Multiple local in foreach command macro


I have a dataset with multiple subgroups (variable economist) and dates (variable temps99).

I want to run a tabsplit command that does not accept bysort or by prefixes. So I created a macro to apply my tabsplit command to each of my subgroups within my data.

For example:

levelsof economist, local(liste)

foreach gars of local liste {
    display "`gars'"
    tabsplit SubjectCategory if economist=="`gars'", p(;) sort 
    return list
    replace nbcateco = r(r) if economist == "`gars'"
}

For each subgroup, Stata runs the tabsplit command and I use the variable nbcateco to store count results.
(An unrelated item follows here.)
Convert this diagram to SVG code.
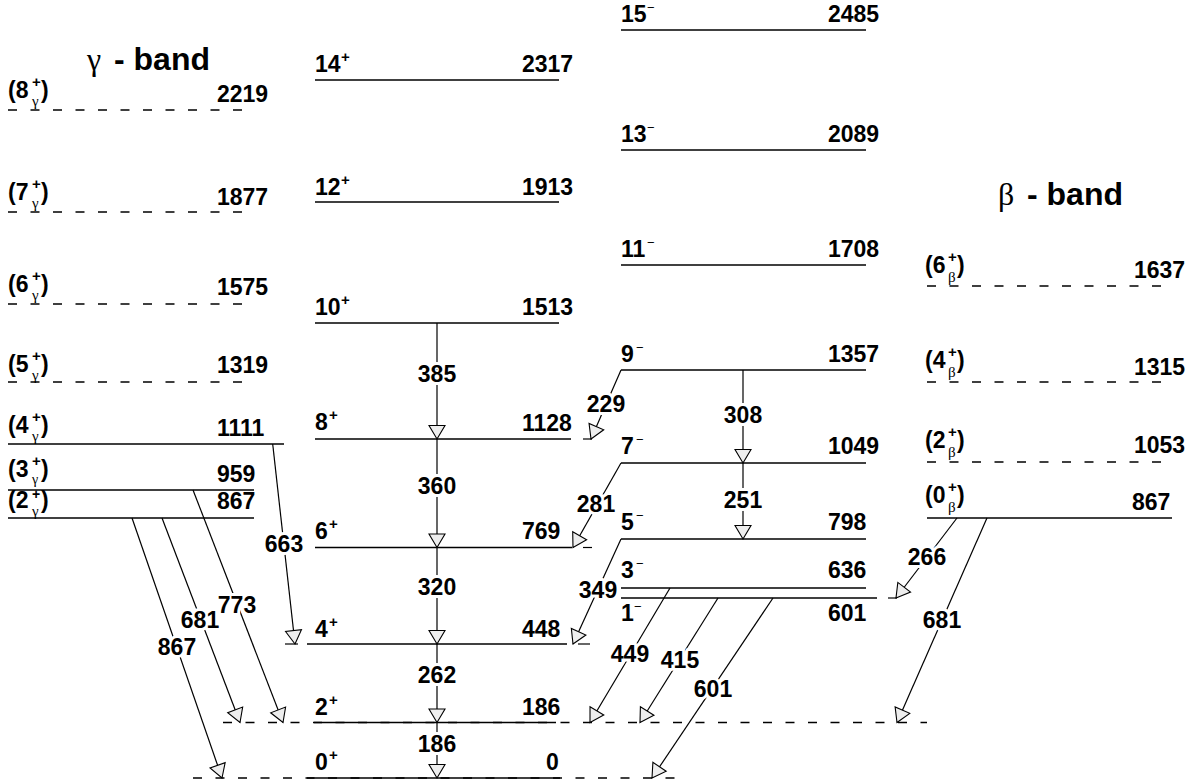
<svg xmlns="http://www.w3.org/2000/svg" width="1199" height="784" viewBox="0 0 1199 784">
<style>
text{font-family:"Liberation Sans",Arial,sans-serif;font-weight:bold;font-size:23px;fill:#000}
.sup{font-size:15px}
.sub{font-family:"Liberation Serif","DejaVu Serif",serif;font-weight:normal;font-size:15px}
.mn{font-family:"Liberation Sans",Arial,sans-serif;font-weight:normal;font-size:13px}
.ttl{font-size:32px}
.gk{font-family:"Liberation Serif","DejaVu Serif",serif;font-weight:normal;font-size:32px}
.lv{stroke:#000;stroke-width:1.4;fill:none}
.ds{stroke:#000;stroke-width:1.4;fill:none;stroke-dasharray:9 13.5}
.tr{stroke:#000;stroke-width:1.2;fill:none;marker-end:url(#ah)}
.stub{stroke:#000;stroke-width:1.2}
.lb{text-anchor:middle;stroke:#fff;stroke-width:6;paint-order:stroke;stroke-linejoin:round}
</style>
<defs>
<marker id="ah" markerUnits="userSpaceOnUse" markerWidth="20" markerHeight="20" viewBox="-15 -10 17 20" refX="0" refY="0" orient="auto">
<path d="M0,0 L-13.5,-8 L-13.5,8 Z" fill="#eeeeee" stroke="#000" stroke-width="1.1"/>
</marker>
</defs>
<rect width="1199" height="784" fill="#fff"/>

<text x="87" y="70" class="gk">γ</text><text x="114" y="70" class="ttl">- band</text>
<text x="998" y="205" class="gk">β</text><text x="1027" y="205" class="ttl">- band</text>

<!-- gamma band -->
<g id="g8"><line class="ds" x1="8" y1="110" x2="248" y2="110"/><text x="8" y="98">(8</text><text x="32" y="87" class="sup">+</text><text x="32" y="106" class="sub">γ</text><text x="41" y="98">)</text><text x="217" y="102">2219</text></g>
<g id="g7"><line class="ds" x1="8" y1="212" x2="248" y2="212"/><text x="8" y="200">(7</text><text x="32" y="189" class="sup">+</text><text x="32" y="208" class="sub">γ</text><text x="41" y="200">)</text><text x="217" y="205">1877</text></g>
<g id="g6"><line class="ds" x1="8" y1="304" x2="248" y2="304"/><text x="8" y="292">(6</text><text x="32" y="281" class="sup">+</text><text x="32" y="300" class="sub">γ</text><text x="41" y="292">)</text><text x="217" y="295">1575</text></g>
<g id="g5"><line class="ds" x1="8" y1="382" x2="248" y2="382"/><text x="8" y="372">(5</text><text x="32" y="361" class="sup">+</text><text x="32" y="380" class="sub">γ</text><text x="41" y="372">)</text><text x="217" y="373">1319</text></g>
<g id="g4"><line class="lv" x1="8" y1="444" x2="284" y2="444"/><text x="8" y="433">(4</text><text x="32" y="422" class="sup">+</text><text x="32" y="441" class="sub">γ</text><text x="41" y="433">)</text><text x="217" y="436">1111</text></g>
<g id="g3"><line class="lv" x1="8" y1="490" x2="254" y2="490"/><text x="8" y="477">(3</text><text x="32" y="466" class="sup">+</text><text x="32" y="484" class="sub" style="font-size:14px">γ</text><text x="41" y="477">)</text><text x="217" y="482">959</text></g>
<g id="g2"><line class="lv" x1="8" y1="518" x2="254" y2="518"/><text x="8" y="508">(2</text><text x="32" y="499" class="sup" style="font-size:14px">+</text><text x="32" y="516" class="sub">γ</text><text x="41" y="508">)</text><text x="217" y="509">867</text></g>

<!-- ground band -->
<g id="gs14"><line class="lv" x1="315" y1="80" x2="559" y2="80"/><text x="315" y="72">14</text><text x="341" y="62" class="sup">+</text><text x="522" y="72">2317</text></g>
<g id="gs12"><line class="lv" x1="315" y1="202" x2="559" y2="202"/><text x="315" y="195">12</text><text x="341" y="185" class="sup">+</text><text x="522" y="195">1913</text></g>
<g id="gs10"><line class="lv" x1="315" y1="323" x2="559" y2="323"/><text x="315" y="315">10</text><text x="341" y="305" class="sup">+</text><text x="522" y="315">1513</text></g>
<g id="gs8"><line class="lv" x1="315" y1="439" x2="571" y2="439"/><text x="315" y="430">8</text><text x="329" y="420" class="sup">+</text><text x="522" y="431">1128</text></g>
<g id="gs6"><line class="lv" x1="315" y1="547.5" x2="572" y2="547.5"/><text x="315" y="539">6</text><text x="329" y="529" class="sup">+</text><text x="522" y="539">769</text></g>
<g id="gs4"><line class="lv" x1="307" y1="644" x2="567" y2="644"/><text x="315" y="637">4</text><text x="329" y="627" class="sup">+</text><text x="522" y="637">448</text></g>
<g id="gs2"><line class="ds" x1="223" y1="722.5" x2="927" y2="722.5"/><line class="lv" x1="314" y1="722.5" x2="556" y2="722.5"/><text x="315" y="715">2</text><text x="329" y="705" class="sup">+</text><text x="522" y="715">186</text></g>
<g id="gs0"><line class="ds" x1="193" y1="778" x2="680" y2="778"/><line class="lv" x1="307" y1="778" x2="560" y2="778"/><text x="315" y="770">0</text><text x="329" y="760" class="sup">+</text><text x="546" y="770">0</text></g>

<!-- negative parity band -->
<g id="n15"><line class="lv" x1="621" y1="30" x2="866" y2="30"/><text x="621" y="22">15</text><text x="647" y="12" class="mn">−</text><text x="828" y="22">2485</text></g>
<g id="n13"><line class="lv" x1="621" y1="150" x2="866" y2="150"/><text x="621" y="142">13</text><text x="647" y="132" class="mn">−</text><text x="828" y="142">2089</text></g>
<g id="n11"><line class="lv" x1="621" y1="265" x2="866" y2="265"/><text x="621" y="257">11</text><text x="647" y="247" class="mn">−</text><text x="828" y="257">1708</text></g>
<g id="n9"><line class="lv" x1="621" y1="370" x2="866" y2="370"/><text x="621" y="362">9</text><text x="636" y="352" class="mn">−</text><text x="828" y="362">1357</text></g>
<g id="n7"><line class="lv" x1="621" y1="463" x2="866" y2="463"/><text x="621" y="454">7</text><text x="636" y="444" class="mn">−</text><text x="828" y="454">1049</text></g>
<g id="n5"><line class="lv" x1="621" y1="539" x2="866" y2="539"/><text x="621" y="530">5</text><text x="636" y="520" class="mn">−</text><text x="828" y="530">798</text></g>
<g id="n3"><line class="lv" x1="621" y1="588" x2="866" y2="588"/><text x="621" y="578">3</text><text x="636" y="568" class="mn">−</text><text x="828" y="578">636</text></g>
<g id="n1"><line class="lv" x1="621" y1="598" x2="877" y2="598"/><text x="621" y="621">1</text><text x="634" y="611" class="mn">−</text><text x="828" y="621">601</text></g>

<!-- beta band -->
<g id="b6"><line class="ds" x1="927" y1="286" x2="1166" y2="286"/><text x="925" y="273">(6</text><text x="948" y="262" class="sup">+</text><text x="948" y="282" class="sub">β</text><text x="957" y="273">)</text><text x="1134" y="278">1637</text></g>
<g id="b4"><line class="ds" x1="927" y1="382" x2="1166" y2="382"/><text x="925" y="368">(4</text><text x="948" y="357" class="sup">+</text><text x="948" y="377" class="sub">β</text><text x="957" y="368">)</text><text x="1134" y="375">1315</text></g>
<g id="b2"><line class="ds" x1="927" y1="462" x2="1166" y2="462"/><text x="925" y="448">(2</text><text x="948" y="437" class="sup">+</text><text x="948" y="457" class="sub">β</text><text x="957" y="448">)</text><text x="1134" y="453">1053</text></g>
<g id="b0"><line class="lv" x1="927" y1="518" x2="1172" y2="518"/><text x="925" y="503">(0</text><text x="948" y="492" class="sup">+</text><text x="948" y="512" class="sub">β</text><text x="957" y="503">)</text><text x="1132" y="510">867</text></g>

<!-- transitions -->
<g id="connectors">
<line class="stub" x1="285" y1="644" x2="298" y2="644"/>
<line class="stub" x1="578" y1="644" x2="590" y2="644"/>
<line class="stub" x1="583" y1="439" x2="592" y2="439"/>
<line class="stub" x1="583" y1="547.5" x2="592" y2="547.5"/>
<line class="stub" x1="888" y1="598" x2="897" y2="598"/>
<line class="tr" x1="437" y1="323" x2="437" y2="439"/>
<line class="tr" x1="437" y1="439" x2="437" y2="547.5"/>
<line class="tr" x1="437" y1="547.5" x2="437" y2="644"/>
<line class="tr" x1="437" y1="644" x2="437" y2="722.5"/>
<line class="tr" x1="437" y1="722.5" x2="437" y2="778"/>
<line class="tr" x1="743" y1="370" x2="743" y2="463"/>
<line class="tr" x1="743" y1="463" x2="743" y2="539"/>
<line class="tr" x1="621" y1="370" x2="591" y2="439"/>
<line class="tr" x1="621" y1="463" x2="573" y2="547.5"/>
<line class="tr" x1="621" y1="539" x2="573" y2="644"/>
<line class="tr" x1="670" y1="588" x2="590" y2="722.5"/>
<line class="tr" x1="718" y1="598" x2="640" y2="722.5"/>
<line class="tr" x1="773" y1="598" x2="652" y2="778"/>
<line class="tr" x1="272.7" y1="444" x2="295" y2="644"/>
<line class="tr" x1="193" y1="490" x2="283" y2="722.5"/>
<line class="tr" x1="162" y1="518" x2="240" y2="722.5"/>
<line class="tr" x1="132" y1="518" x2="222" y2="778"/>
<line class="tr" x1="957" y1="518" x2="896" y2="598"/>
<line class="tr" x1="987" y1="518" x2="897" y2="722.5"/>
<text class="lb" x="437" y="382">385</text>
<text class="lb" x="437" y="494">360</text>
<text class="lb" x="437" y="595">320</text>
<text class="lb" x="437" y="683">262</text>
<text class="lb" x="437" y="752">186</text>
<text class="lb" x="743" y="423">308</text>
<text class="lb" x="743" y="508">251</text>
<text class="lb" x="606" y="412">229</text>
<text class="lb" x="596" y="512">281</text>
<text class="lb" x="598" y="598">349</text>
<text class="lb" x="630" y="662">449</text>
<text class="lb" x="680" y="668">415</text>
<text class="lb" x="713" y="697">601</text>
<text class="lb" x="284" y="552">663</text>
<text class="lb" x="237" y="613">773</text>
<text class="lb" x="200" y="628">681</text>
<text class="lb" x="177" y="655">867</text>
<text class="lb" x="927" y="565">266</text>
<text class="lb" x="942" y="628">681</text>
</g>
</svg>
I did the same for the date so I can have the evolution of r(r) over time:

levelsof temps99, local(liste23)

foreach time of local liste23 {
    display "`time'"
    tabsplit SubjectCategory if temps99 == "`time'", p(;) sort
    return list
    replace nbcattime = r(r) if temps99 == "`time'"
}

Now I want to do it on each subgroups economist by date temps99. I tried multiple combination but I am not very good with macros (yet?).

What I want is to be able to have my r(r) for each of my subgroups over time.


Solution

  • This is an example of the XY problem, I think. See http://xyproblem.info/

    tabsplit is a command in the package tab_chi from SSC. I have no negative feelings about it, as I wrote it, but it seems quite unnecessary here.

    You want to count categories in a string variable: semi-colons are your separators. So count semi-colons and add 1.

    local SC SubjectCategory
    gen NCategory = 1 + length(`SC') - length(subinstr(`SC', ";", "", .)) 
    

    Then (e.g.) table or tabstat will let you explore further by groups of interest.

    To see the counting idea, consider 3 categories with 2 semi-colons.

    . display length("frog;toad;newt")
    14
    
    . display length(subinstr("frog;toad;newt", ";", "", .))
    12
    

    If we replace each semi-colon with an empty string, the change in length is the number of semi-colons deleted. Note that we don't have to change the variable to do this. Then add 1. See also this paper.

    That said, a way to extend your approach might be

    egen class = group(economist temps99), label 
    su class, meanonly 
    local nclass = r(N)
    gen result = . 
    
    forval i = 1/`nclass' {
        di "`: label (class) `i''" 
        tabsplit SubjectCategory if class == `i', p(;) sort
        return list
        replace result = r(r) if class == `i'
    }
    

    Using statsby would be even better. See also this FAQ.